For millions of fans then and since, it did, of course, matter.
David Crosby was a newspaper delivery boy at the time and still recalls the shock of seeing the news of the crash on the front of the Daily Mirror.
“It was difficult to believe. In those days, pop stars were young and we thought they would live for ever. Of course, since then, with drink and drugs, many stars have died young but in the 1950s it seemed impossible.”
In fact, the news of Holly’s death was carried by very few newspapers that day. “The reports that were carried also concentrated on The Big Bopper, as he had a record in the charts at that time.”
But while Holly was gone, the fans still venerated his music and no-one more so than Crosby.

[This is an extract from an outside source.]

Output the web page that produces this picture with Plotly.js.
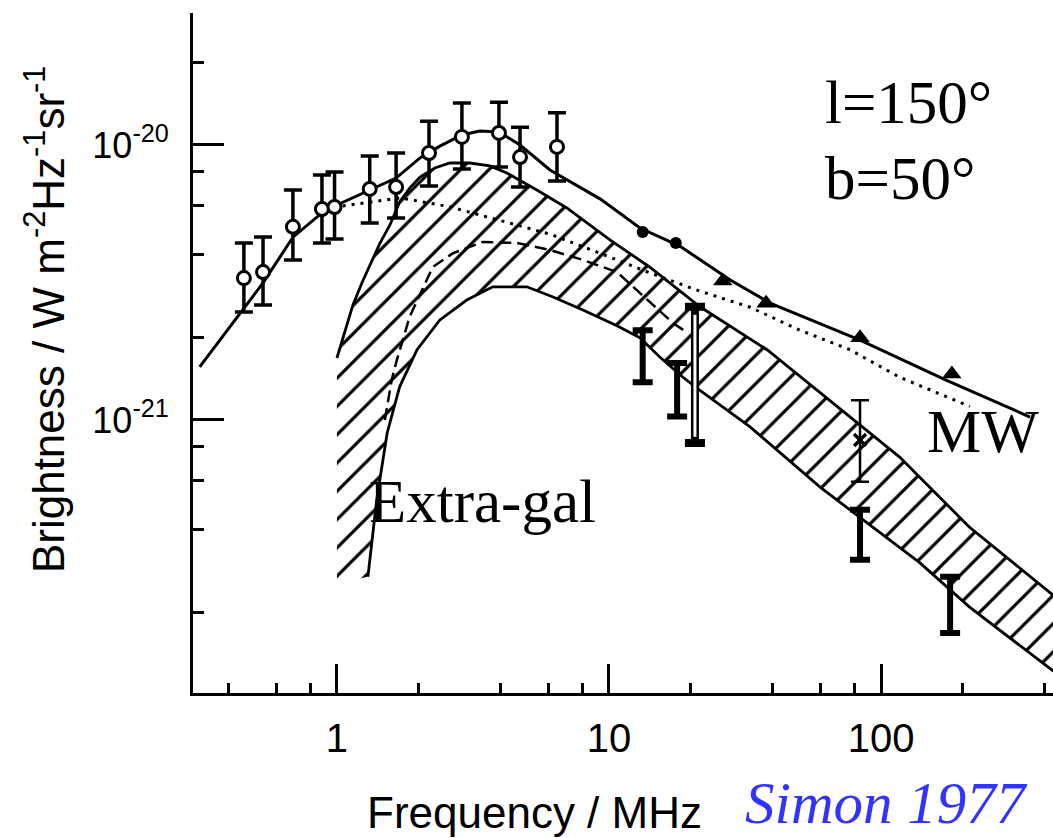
<!DOCTYPE html>
<html><head><meta charset="utf-8">
<script src="https://cdn.plot.ly/plotly-3.0.1.min.js"></script>
<style>html,body{margin:0;padding:0;background:#fff}#chart{width:1053px;height:838px}</style>
</head><body><div id="chart"></div>
<script>
// ---- Data (frequency in MHz, brightness in W m^-2 Hz^-1 sr^-1) ----
// Open circles with error bars
const circFreq = [0.455, 0.535, 0.689, 0.881, 0.98, 1.32, 1.65, 2.18, 2.88, 3.94, 4.71, 6.44];
const circVal  = [3.28e-21, 3.45e-21, 5.04e-21, 5.85e-21, 5.95e-21, 6.92e-21, 7.03e-21, 9.35e-21, 1.07e-20, 1.106e-20, 9.04e-21, 9.84e-21];
const circHigh = [4.40e-21, 4.63e-21, 6.86e-21, 7.78e-21, 7.98e-21, 9.12e-21, 9.35e-21, 1.22e-20, 1.42e-20, 1.43e-20, 1.16e-20, 1.31e-20];
const circLow  = [2.47e-21, 2.62e-21, 3.82e-21, 4.40e-21, 4.55e-21, 5.20e-21, 5.43e-21, 7.10e-21, 8.18e-21, 8.32e-21, 7.03e-21, 7.40e-21];
// Filled dots
const dotFreq = [13.3, 17.6];
const dotVal  = [4.83e-21, 4.40e-21];
// Filled triangles
const triFreq = [26.2, 37.8, 83.7, 182];
const triVal  = [3.2e-21, 2.66e-21, 1.99e-21, 1.47e-21];
// Total (MW) solid curve
const totFreq = [0.313, 0.448, 0.535, 0.689, 0.881, 1.0, 1.32, 1.65, 2.02, 2.39, 2.88, 3.35, 3.94, 4.71, 6.07, 9.27, 13.0, 18.2, 27.9, 39.1, 83.7, 175, 353];
const totVal  = [1.56e-21, 2.51e-21, 3.15e-21, 4.62e-21, 5.66e-21, 6.05e-21, 6.86e-21, 7.58e-21, 8.97e-21, 9.9e-21, 1.087e-20, 1.124e-20, 1.115e-20, 1.0e-20, 8.11e-21, 6.37e-21, 4.99e-21, 4.29e-21, 3.23e-21, 2.66e-21, 1.95e-21, 1.39e-21, 1.025e-21];
// Dotted curve
const dotLineFreq = [1.05, 1.71, 2.60, 3.97, 6.07, 9.27, 14.2, 21.6, 33.0, 50.4, 76.9, 117, 212];
const dotLineVal  = [6.0e-21, 6.42e-21, 5.96e-21, 5.33e-21, 4.74e-21, 4.04e-21, 3.42e-21, 2.94e-21, 2.57e-21, 2.12e-21, 1.80e-21, 1.43e-21, 1.12e-21];
// Dashed curve
const dashFreq = [1.50, 1.59, 1.66, 1.85, 2.25, 2.67, 3.44, 4.59, 6.07, 8.02, 10.7, 14.2, 17.2, 19.5];
const dashVal  = [1.0e-21, 1.40e-21, 1.65e-21, 2.37e-21, 3.60e-21, 4.04e-21, 4.44e-21, 4.40e-21, 4.15e-21, 3.82e-21, 3.45e-21, 2.68e-21, 2.25e-21, 2.07e-21];
// Extra-galactic band: upper and lower boundaries
const upFreq = [1.0, 1.07, 1.145, 1.235, 1.32, 1.44, 1.566, 1.70, 1.855, 2.02, 2.29, 2.60, 3.08, 3.65, 4.21, 5.43, 7.0, 10.08, 14.1, 21.6, 38.1, 66.7, 117, 211, 430];
const upVal  = [1.68e-21, 2.12e-21, 2.62e-21, 3.15e-21, 3.66e-21, 4.40e-21, 5.12e-21, 6.21e-21, 6.98e-21, 7.65e-21, 8.25e-21, 8.60e-21, 8.60e-21, 8.39e-21, 7.91e-21, 6.86e-21, 5.90e-21, 4.52e-21, 3.60e-21, 2.58e-21, 1.80e-21, 1.15e-21, 7.33e-22, 4.08e-22, 2.30e-22];
const loFreq = [1.0, 1.30, 1.40, 1.53, 1.70, 1.97, 2.39, 3.0, 3.74, 4.99, 6.23, 8.02, 10.7, 13.0, 15.4, 18.7, 21.6, 33.0, 59.7, 88.9, 139, 211, 430];
const loVal  = [2.55e-22, 2.69e-22, 5.12e-22, 8.97e-22, 1.32e-21, 1.80e-21, 2.31e-21, 2.73e-21, 3.05e-21, 3.05e-21, 2.80e-21, 2.51e-21, 2.20e-21, 1.99e-21, 1.69e-21, 1.43e-21, 1.28e-21, 9.44e-22, 5.70e-22, 4.22e-22, 3.02e-22, 2.09e-22, 1.22e-22];
// Bold "I" range bars
const barFreq = [13.3, 17.8, 83.7, 179.4];
const barHigh = [2.12e-21, 1.61e-21, 4.71e-22, 2.69e-22];
const barLow  = [1.37e-21, 1.03e-21, 3.10e-22, 1.68e-22];
// Hollow range bar
const hollowFreq = [20.7];
const hollowHigh = [2.58e-21];
const hollowLow  = [8.24e-22];
// Cross with thin error bar
const crossFreq = [83.7];
const crossVal  = [8.45e-22];
const crossHigh = [1.18e-21];
const crossLow  = [5.96e-22];

// Tick labels
const xTickVals = [1, 10, 100];
const xTickText = ['1', '10', '100'];
const xMinor = [0.4, 0.6, 0.8, 2, 4, 6, 8, 20, 40, 60, 80, 200, 400];
const yTickVals = [1e-21, 1e-20];
const yTickText = ['10<sup>-21</sup>', '10<sup>-20</sup>'];
const yMinor = [2e-22, 4e-22, 6e-22, 8e-22, 2e-21, 4e-21, 6e-21, 8e-21, 2e-20];

// ---- build traces ----
const mid = (hi, lo) => hi.map((h, i) => Math.sqrt(h * lo[i]));
const plus = (v, hi) => hi.map((h, i) => h - v[i]);
const minus = (v, lo) => lo.map((l, i) => v[i] - l);

const bandX = upFreq.concat(loFreq.slice().reverse());
const bandY = upVal.concat(loVal.slice().reverse());

const traces = [
  {x: bandX, y: bandY, mode: 'lines', line: {width: 0, color: 'rgba(0,0,0,0)'},
   fill: 'toself', fillcolor: 'rgba(0,0,0,0)',
   fillpattern: {shape: '/', size: 20, solidity: 0.16, fgcolor: 'black', bgcolor: 'rgba(0,0,0,0)'},
   hoverinfo: 'skip'},
  {x: upFreq, y: upVal, mode: 'lines', line: {color: 'black', width: 2.8}},
  {x: loFreq.slice(1), y: loVal.slice(1), mode: 'lines', line: {color: 'black', width: 2.8}},
  {x: dashFreq, y: dashVal, mode: 'lines', line: {color: 'black', width: 2.5, dash: '12px,6px'}},
  {x: dotLineFreq, y: dotLineVal, mode: 'lines', line: {color: 'black', width: 3, dash: '3px,6px'}},
  {x: totFreq, y: totVal, mode: 'lines', line: {color: 'black', width: 3}},
  {x: circFreq, y: circVal, mode: 'markers',
   marker: {symbol: 'circle', size: 13, color: 'white', line: {color: 'black', width: 3}},
   error_y: {type: 'data', symmetric: false, array: plus(circVal, circHigh), arrayminus: minus(circVal, circLow),
             color: 'black', thickness: 3.5, width: 9}},
  {x: dotFreq, y: dotVal, mode: 'markers', marker: {symbol: 'circle', size: 12, color: 'black'}},
  {x: triFreq, y: triVal, mode: 'markers', marker: {symbol: 'triangle-up', size: 17, color: 'black'}},
  (function () { const m = mid(barHigh, barLow); return {x: barFreq, y: m, mode: 'markers',
   marker: {size: 1, color: 'rgba(0,0,0,0)'},
   error_y: {type: 'data', symmetric: false, array: plus(m, barHigh), arrayminus: minus(m, barLow),
             color: 'black', thickness: 6, width: 10}}; })(),
  (function () { const m = mid(hollowHigh, hollowLow); return {x: hollowFreq, y: m, mode: 'markers',
   marker: {size: 1, color: 'rgba(0,0,0,0)'},
   error_y: {type: 'data', symmetric: false, array: plus(m, hollowHigh), arrayminus: minus(m, hollowLow),
             color: 'black', thickness: 8, width: 10}}; })(),
  (function () { const m = mid(hollowHigh, hollowLow); return {x: hollowFreq, y: m, mode: 'markers',
   marker: {size: 1, color: 'rgba(0,0,0,0)'},
   error_y: {type: 'data', symmetric: false, array: plus(m, hollowHigh).map(v => v * 0.85), arrayminus: minus(m, hollowLow).map(v => v * 0.93),
             color: 'white', thickness: 3, width: 0}}; })(),
  {x: crossFreq, y: crossVal, mode: 'markers',
   marker: {symbol: 'x-thin', size: 12, color: 'black', line: {color: 'black', width: 3.5}},
   error_y: {type: 'data', symmetric: false, array: plus(crossVal, crossHigh), arrayminus: minus(crossVal, crossLow),
             color: 'black', thickness: 2.5, width: 9}}
];

const axisFont = 'Liberation Sans, Arial, sans-serif';
const serif = 'Liberation Serif, Times New Roman, serif';

const layout = {
  width: 1053, height: 838,
  margin: {l: 193, r: 0, t: 13, b: 145, pad: 0},
  paper_bgcolor: 'white', plot_bgcolor: 'white',
  showlegend: false,
  xaxis: {
    type: 'log', range: [-0.529, 2.632],
    showline: true, linewidth: 3, linecolor: 'black', mirror: false,
    showgrid: false, zeroline: false,
    ticks: 'inside', ticklen: 29, tickwidth: 3, tickcolor: 'black',
    tickmode: 'array', tickvals: xTickVals, ticktext: xTickText,
    tickfont: {family: axisFont, size: 40, color: 'black'},
    ticklabelstandoff: 8,
    minor: {ticks: 'inside', ticklen: 10, tickwidth: 3, tickcolor: 'black', tickmode: 'array', tickvals: xMinor, showgrid: false}
  },
  yaxis: {
    type: 'log', range: [-21.993, -19.52],
    showline: true, linewidth: 3, linecolor: 'black', mirror: false,
    showgrid: false, zeroline: false,
    ticks: 'inside', ticklen: 31, tickwidth: 3, tickcolor: 'black',
    tickmode: 'array', tickvals: yTickVals, ticktext: yTickText,
    tickfont: {family: axisFont, size: 36, color: 'black'},
    ticklabelstandoff: 14,
    minor: {ticks: 'inside', ticklen: 11, tickwidth: 3, tickcolor: 'black', tickmode: 'array', tickvals: yMinor, showgrid: false}
  },
  annotations: [
    {text: 'Frequency / MHz', xref: 'paper', yref: 'paper', x: 0.397, y: -0.175, xanchor: 'center', yanchor: 'middle',
     showarrow: false, font: {family: axisFont, size: 44, color: 'black'}},
    {text: 'Brightness / W m<sup>-2</sup>Hz<sup>-1</sup>sr<sup>-1</sup>', xref: 'paper', yref: 'paper', x: -0.172, y: 0.55,
     xanchor: 'center', yanchor: 'middle', textangle: -90, showarrow: false, font: {family: axisFont, size: 44, color: 'black'}},
    {text: 'l=150°', xref: 'paper', yref: 'paper', x: 0.7326, y: 0.869, xanchor: 'left', yanchor: 'middle',
     showarrow: false, font: {family: serif, size: 61, color: 'black'}},
    {text: 'b=50°', xref: 'paper', yref: 'paper', x: 0.7326, y: 0.757, xanchor: 'left', yanchor: 'middle',
     showarrow: false, font: {family: serif, size: 61, color: 'black'}},
    {text: 'MW', xref: 'paper', yref: 'paper', x: 0.8512, y: 0.384, xanchor: 'left', yanchor: 'middle',
     showarrow: false, font: {family: serif, size: 61, color: 'black'}},
    {text: 'Extra-gal', xref: 'paper', yref: 'paper', x: 0.2023, y: 0.281, xanchor: 'left', yanchor: 'middle',
     showarrow: false, font: {family: serif, size: 61, color: 'black'}},
    {text: '<i>Simon 1977</i>', xref: 'paper', yref: 'paper', x: 0.6395, y: -0.2128, xanchor: 'left', yanchor: 'bottom',
     showarrow: false, font: {family: serif, size: 59, color: '#3333ff'}}
  ]
};

Plotly.newPlot('chart', traces, layout, {staticPlot: true, displayModeBar: false});
</script></body></html>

“The thing about Buddy Holly was that he could play any sort of music, rhythm and blues, country, ballads, anything. In that way, he was the forerunner of The Beatles.”
It is also one reason why he was able to get such a disparate line-up in his tribute concert.
As a member of West Kirby Light Operatic – he took a leading role in their show Seussical the Musical, at the Liverpool Empire – Crosby got them on board to perform. They will be singing a specially arranged version of Raining in My Heart.
The Merseysippi Jazz Band – a band which actually predates Holly himself – will be performing Mail Man, Bring No More Blues. Most of the great Holly numbers will be heard on the night.
And no Buddy Holly look and soundalike? “I thought about that, but I wanted this to be a show by local acts and I could not find a local Buddy,” says Crosby. “But we will see.”
* BUDDY Holly 50th Anniversary Concert is on March 20, Philharmonic Hall.